__WHAT YOU SHOULD DO__. In the records below, find the line that contains "Write the D3.js code for this chart." and the line that contains "const yTicks = [0, 0.05, 0.10, 0.15, 0.20, 0.25, 0.30, 0.35];"; write out exactly those two lines and everything between them, without the pictures.

[Dataset rows]
________________

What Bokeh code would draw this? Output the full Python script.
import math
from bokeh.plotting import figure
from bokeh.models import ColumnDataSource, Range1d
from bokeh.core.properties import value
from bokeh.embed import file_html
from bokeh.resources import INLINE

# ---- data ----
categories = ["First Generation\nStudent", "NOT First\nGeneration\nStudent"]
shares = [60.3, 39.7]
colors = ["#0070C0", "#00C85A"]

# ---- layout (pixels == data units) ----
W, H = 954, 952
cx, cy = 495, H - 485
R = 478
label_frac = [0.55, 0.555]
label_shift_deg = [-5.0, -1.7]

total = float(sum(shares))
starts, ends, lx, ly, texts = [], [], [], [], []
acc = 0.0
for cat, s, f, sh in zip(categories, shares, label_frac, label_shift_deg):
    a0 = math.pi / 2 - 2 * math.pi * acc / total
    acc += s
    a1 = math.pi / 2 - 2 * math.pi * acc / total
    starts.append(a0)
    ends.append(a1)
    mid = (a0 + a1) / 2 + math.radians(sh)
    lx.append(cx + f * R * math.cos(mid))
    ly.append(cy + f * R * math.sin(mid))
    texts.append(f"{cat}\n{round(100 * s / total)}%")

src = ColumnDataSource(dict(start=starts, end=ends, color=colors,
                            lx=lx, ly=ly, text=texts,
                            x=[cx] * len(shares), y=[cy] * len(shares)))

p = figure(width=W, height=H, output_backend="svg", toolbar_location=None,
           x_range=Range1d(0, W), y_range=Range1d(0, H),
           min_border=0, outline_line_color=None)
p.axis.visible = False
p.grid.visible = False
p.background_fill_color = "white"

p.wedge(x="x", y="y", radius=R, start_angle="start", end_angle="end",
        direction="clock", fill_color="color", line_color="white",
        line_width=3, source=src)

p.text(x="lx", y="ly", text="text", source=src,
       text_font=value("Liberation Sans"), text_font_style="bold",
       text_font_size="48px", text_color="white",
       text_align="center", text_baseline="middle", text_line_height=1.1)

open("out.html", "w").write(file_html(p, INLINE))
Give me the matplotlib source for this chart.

________________

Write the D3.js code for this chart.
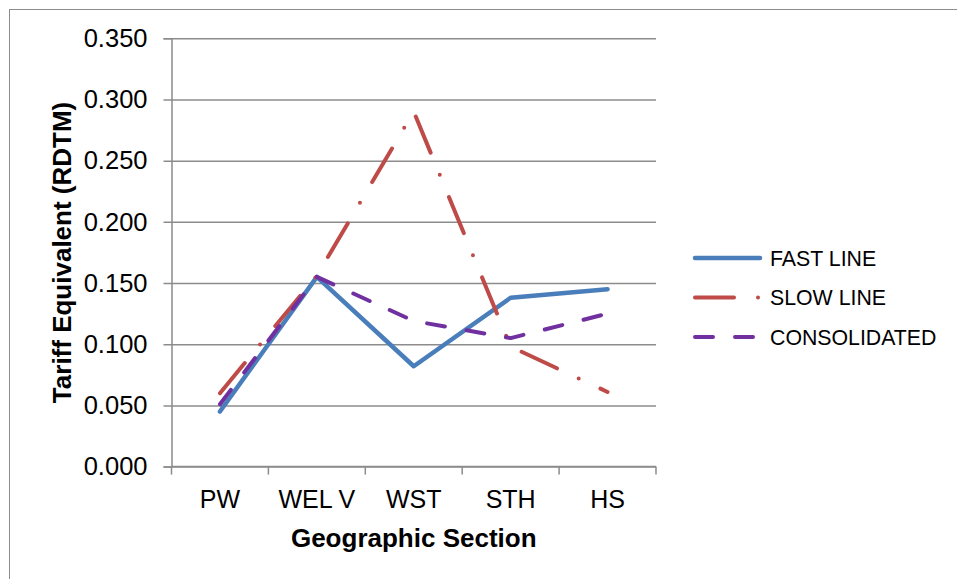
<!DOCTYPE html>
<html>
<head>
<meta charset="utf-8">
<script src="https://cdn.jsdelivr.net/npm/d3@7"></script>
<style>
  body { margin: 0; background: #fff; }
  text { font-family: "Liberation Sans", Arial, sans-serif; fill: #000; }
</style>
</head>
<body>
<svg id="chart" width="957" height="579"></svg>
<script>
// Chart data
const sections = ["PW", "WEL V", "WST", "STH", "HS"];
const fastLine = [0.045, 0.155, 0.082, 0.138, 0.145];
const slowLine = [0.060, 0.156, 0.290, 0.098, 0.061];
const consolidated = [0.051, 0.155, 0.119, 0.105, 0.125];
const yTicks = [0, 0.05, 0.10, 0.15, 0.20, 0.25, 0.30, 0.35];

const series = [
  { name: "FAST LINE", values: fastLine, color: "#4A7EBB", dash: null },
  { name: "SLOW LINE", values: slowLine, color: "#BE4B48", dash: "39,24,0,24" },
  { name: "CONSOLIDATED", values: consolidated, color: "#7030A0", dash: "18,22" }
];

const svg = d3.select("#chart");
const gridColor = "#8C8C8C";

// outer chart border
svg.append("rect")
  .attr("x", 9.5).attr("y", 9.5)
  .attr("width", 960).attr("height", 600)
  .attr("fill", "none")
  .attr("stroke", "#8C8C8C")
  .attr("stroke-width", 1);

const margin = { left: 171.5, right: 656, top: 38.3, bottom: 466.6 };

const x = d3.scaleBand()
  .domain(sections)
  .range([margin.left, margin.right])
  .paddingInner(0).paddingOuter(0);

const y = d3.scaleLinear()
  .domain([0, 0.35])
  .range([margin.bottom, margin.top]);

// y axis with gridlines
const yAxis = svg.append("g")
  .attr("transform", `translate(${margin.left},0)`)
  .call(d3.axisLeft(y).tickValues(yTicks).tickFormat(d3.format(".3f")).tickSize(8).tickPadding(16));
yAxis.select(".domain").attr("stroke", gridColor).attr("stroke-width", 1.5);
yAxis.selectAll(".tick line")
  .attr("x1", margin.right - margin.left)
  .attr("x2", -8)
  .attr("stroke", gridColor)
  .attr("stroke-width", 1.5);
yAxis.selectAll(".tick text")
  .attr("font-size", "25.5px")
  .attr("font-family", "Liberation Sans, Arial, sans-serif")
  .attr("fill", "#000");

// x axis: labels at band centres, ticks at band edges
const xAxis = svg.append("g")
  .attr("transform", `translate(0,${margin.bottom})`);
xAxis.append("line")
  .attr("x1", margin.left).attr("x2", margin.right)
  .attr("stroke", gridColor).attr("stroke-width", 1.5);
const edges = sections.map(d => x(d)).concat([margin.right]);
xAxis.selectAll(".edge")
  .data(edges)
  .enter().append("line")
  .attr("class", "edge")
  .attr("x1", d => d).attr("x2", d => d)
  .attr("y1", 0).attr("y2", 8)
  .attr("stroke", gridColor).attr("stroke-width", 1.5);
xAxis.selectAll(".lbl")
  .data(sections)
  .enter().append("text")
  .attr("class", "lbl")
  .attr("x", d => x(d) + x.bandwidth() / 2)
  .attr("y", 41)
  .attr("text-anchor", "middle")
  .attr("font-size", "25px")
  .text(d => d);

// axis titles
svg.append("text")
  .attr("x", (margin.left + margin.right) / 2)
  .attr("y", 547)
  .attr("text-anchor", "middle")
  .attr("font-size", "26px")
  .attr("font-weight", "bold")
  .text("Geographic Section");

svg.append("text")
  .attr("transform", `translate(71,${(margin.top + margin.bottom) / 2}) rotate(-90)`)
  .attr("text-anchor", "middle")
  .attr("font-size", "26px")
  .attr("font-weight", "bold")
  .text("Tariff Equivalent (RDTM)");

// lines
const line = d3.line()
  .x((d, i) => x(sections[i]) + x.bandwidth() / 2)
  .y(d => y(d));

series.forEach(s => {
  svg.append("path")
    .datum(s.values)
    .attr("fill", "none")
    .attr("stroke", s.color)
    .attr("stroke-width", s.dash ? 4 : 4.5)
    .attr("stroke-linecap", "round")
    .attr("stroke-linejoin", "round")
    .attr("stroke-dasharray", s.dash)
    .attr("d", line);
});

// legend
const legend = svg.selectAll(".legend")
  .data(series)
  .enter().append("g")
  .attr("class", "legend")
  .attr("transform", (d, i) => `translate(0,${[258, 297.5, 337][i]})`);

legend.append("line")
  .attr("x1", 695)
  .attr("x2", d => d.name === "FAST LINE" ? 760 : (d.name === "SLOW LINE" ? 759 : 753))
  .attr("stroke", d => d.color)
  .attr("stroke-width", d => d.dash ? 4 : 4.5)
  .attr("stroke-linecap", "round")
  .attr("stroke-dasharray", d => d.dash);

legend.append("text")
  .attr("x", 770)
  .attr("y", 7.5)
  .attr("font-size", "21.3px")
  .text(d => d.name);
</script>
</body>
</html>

________________

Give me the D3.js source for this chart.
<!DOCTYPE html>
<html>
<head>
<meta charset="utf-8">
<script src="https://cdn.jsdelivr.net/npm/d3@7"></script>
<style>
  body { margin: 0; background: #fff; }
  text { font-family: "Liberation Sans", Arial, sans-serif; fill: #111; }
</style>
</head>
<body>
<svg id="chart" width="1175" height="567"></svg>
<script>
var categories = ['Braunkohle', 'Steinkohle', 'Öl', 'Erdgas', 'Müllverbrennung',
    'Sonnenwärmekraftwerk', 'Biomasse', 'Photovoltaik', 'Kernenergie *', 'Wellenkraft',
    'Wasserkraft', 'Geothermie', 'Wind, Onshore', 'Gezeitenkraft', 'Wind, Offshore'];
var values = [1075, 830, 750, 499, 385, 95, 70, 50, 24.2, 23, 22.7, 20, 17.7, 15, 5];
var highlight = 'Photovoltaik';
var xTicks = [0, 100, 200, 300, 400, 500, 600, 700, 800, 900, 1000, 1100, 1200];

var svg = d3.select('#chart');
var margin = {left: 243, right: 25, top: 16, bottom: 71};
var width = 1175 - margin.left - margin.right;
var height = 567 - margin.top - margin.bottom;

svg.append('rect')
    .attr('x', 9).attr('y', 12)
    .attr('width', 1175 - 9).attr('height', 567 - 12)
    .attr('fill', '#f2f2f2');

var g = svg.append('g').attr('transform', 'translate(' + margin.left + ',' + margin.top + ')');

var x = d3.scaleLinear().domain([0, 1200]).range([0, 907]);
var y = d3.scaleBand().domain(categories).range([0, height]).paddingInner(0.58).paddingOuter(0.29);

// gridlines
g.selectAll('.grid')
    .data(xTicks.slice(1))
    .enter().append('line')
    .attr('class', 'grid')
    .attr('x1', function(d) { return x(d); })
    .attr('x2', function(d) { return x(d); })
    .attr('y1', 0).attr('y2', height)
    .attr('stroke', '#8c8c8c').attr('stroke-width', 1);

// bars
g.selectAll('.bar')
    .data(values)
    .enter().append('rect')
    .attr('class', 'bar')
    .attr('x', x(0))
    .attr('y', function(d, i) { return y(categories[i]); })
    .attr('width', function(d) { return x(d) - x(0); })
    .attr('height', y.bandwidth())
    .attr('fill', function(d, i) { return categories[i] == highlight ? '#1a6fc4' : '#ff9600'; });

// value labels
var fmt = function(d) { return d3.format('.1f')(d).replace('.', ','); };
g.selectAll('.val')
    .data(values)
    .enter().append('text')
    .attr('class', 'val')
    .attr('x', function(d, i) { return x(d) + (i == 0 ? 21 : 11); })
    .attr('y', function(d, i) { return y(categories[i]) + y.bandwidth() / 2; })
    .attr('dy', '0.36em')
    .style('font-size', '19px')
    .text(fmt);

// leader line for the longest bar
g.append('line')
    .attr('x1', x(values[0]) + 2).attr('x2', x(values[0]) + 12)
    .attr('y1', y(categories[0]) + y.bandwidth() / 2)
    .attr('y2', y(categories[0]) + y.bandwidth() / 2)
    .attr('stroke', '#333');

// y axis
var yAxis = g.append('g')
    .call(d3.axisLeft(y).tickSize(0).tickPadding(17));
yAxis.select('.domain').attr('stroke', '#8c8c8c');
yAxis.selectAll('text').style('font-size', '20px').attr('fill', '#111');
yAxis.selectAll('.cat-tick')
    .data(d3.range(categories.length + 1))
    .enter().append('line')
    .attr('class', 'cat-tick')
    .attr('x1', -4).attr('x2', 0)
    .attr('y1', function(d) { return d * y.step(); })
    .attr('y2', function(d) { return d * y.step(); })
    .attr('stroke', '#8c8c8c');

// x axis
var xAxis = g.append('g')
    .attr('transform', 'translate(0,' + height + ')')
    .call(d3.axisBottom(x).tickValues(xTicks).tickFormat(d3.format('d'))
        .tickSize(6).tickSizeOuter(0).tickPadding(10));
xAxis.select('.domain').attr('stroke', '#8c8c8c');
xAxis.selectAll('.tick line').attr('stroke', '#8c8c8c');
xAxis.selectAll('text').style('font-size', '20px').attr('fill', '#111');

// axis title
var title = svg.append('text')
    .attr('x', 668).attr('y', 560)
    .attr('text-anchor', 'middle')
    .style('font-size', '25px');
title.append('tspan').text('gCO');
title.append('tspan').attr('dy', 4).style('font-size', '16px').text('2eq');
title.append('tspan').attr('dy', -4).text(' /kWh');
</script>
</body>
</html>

________________

__EXERCISE OUTPUT__.
Write the D3.js code for this chart.
<!DOCTYPE html>
<html>
<head>
<meta charset="utf-8">
<script src="https://cdn.jsdelivr.net/npm/d3@7"></script>
<style>
  body { margin: 0; background: #fff; }
  text { font-family: "Liberation Sans", Arial, sans-serif; fill: #000; }
</style>
</head>
<body>
<svg id="chart" width="957" height="579"></svg>
<script>
// Chart data
const sections = ["PW", "WEL V", "WST", "STH", "HS"];
const fastLine = [0.045, 0.155, 0.082, 0.138, 0.145];
const slowLine = [0.060, 0.156, 0.290, 0.098, 0.061];
const consolidated = [0.051, 0.155, 0.119, 0.105, 0.125];
const yTicks = [0, 0.05, 0.10, 0.15, 0.20, 0.25, 0.30, 0.35];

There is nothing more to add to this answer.